Comments: I thank to Reviewer # 3 for this correction. It is now “4. Conclusions” in page 14, line 598 of the revised MS.
I think the author might be arbitrary to give the conclusion that the original Wenzel equation and Cassie equation are both wrong. The concepts is acceptable and be used for more than 70 years. They can predict the contact angle in many cases. For example, the Wenzel equation can be accurate when the size of the drop is much larger compared with the scale of the roughness (Apparent contact angles on rough surfaces: the Wenzel equation revisited. A: Physicochemical and Engineering Aspects 156 (1999) 381–388).
Comments: As stated by one of the reviewers of this MS, “Cassie and Wenzel mixture models have been proven wrong over and over” and the articles which were giving the experimental proofs were cited in the reference list. Thus, it is not arbitrary to conclude that the original Wenzel equation and Cassie equation are both wrong for practical cases. However, we discriminated between the visually useable “Wenzel and Cassie concepts” and wrong “Wenzel and Cassie equations” in the original and revised MS in page 7, lines 259-267.
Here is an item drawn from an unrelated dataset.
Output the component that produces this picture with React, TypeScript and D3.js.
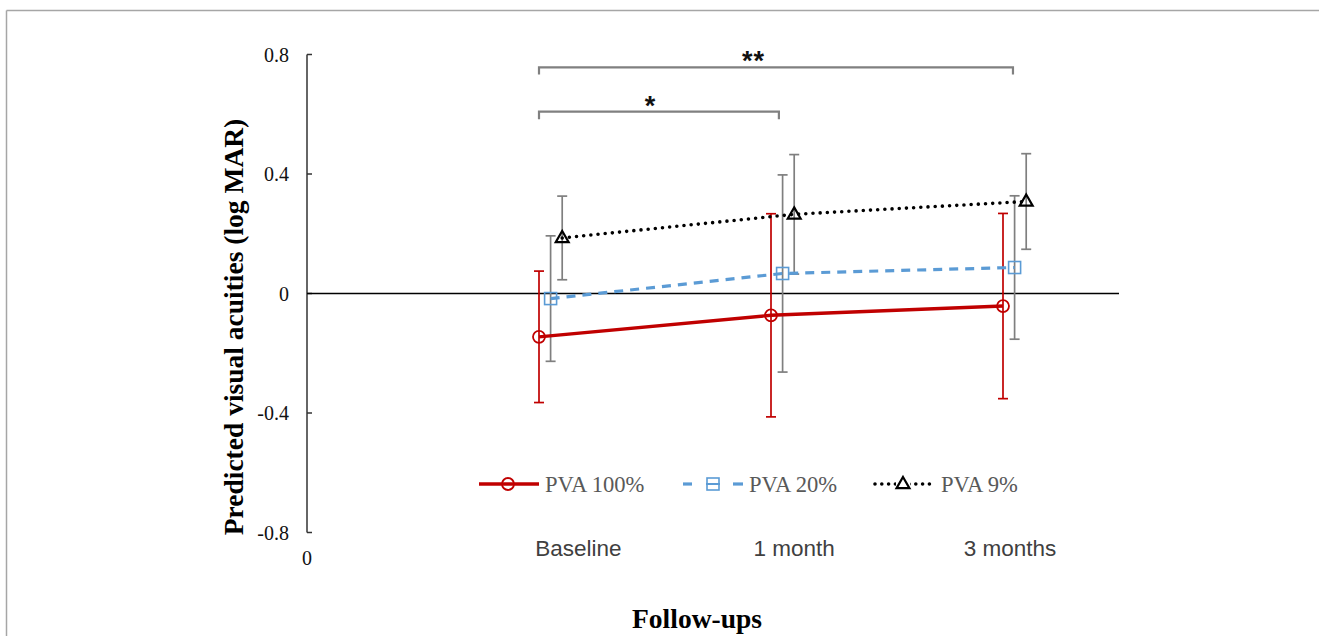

For the second part of the comment of Reviewer # 3 on the validity of the Wenzel equation and the size of the droplet, it is known that the size of a drop should be extremely large in comparison with the roughness scale on a solid substrate and for practical cases such a very large drop can be easily distorted due to the gravity effect. However, the mathematical analysis given in the publication “Apparent contact angles on rough surfaces: the Wenzel equation revisited. A: Physicochemical and Engineering Aspects 156 (1999) 381–388, is also cited as reference 39 in the revised MS in page 6, lines 221-227 as an example of a theoretical case as requested by the Reviewer # 3.
Round 2
Reviewer 3 Report
More figures and texts summarizing the recent advances of the representative works must be carefully organized.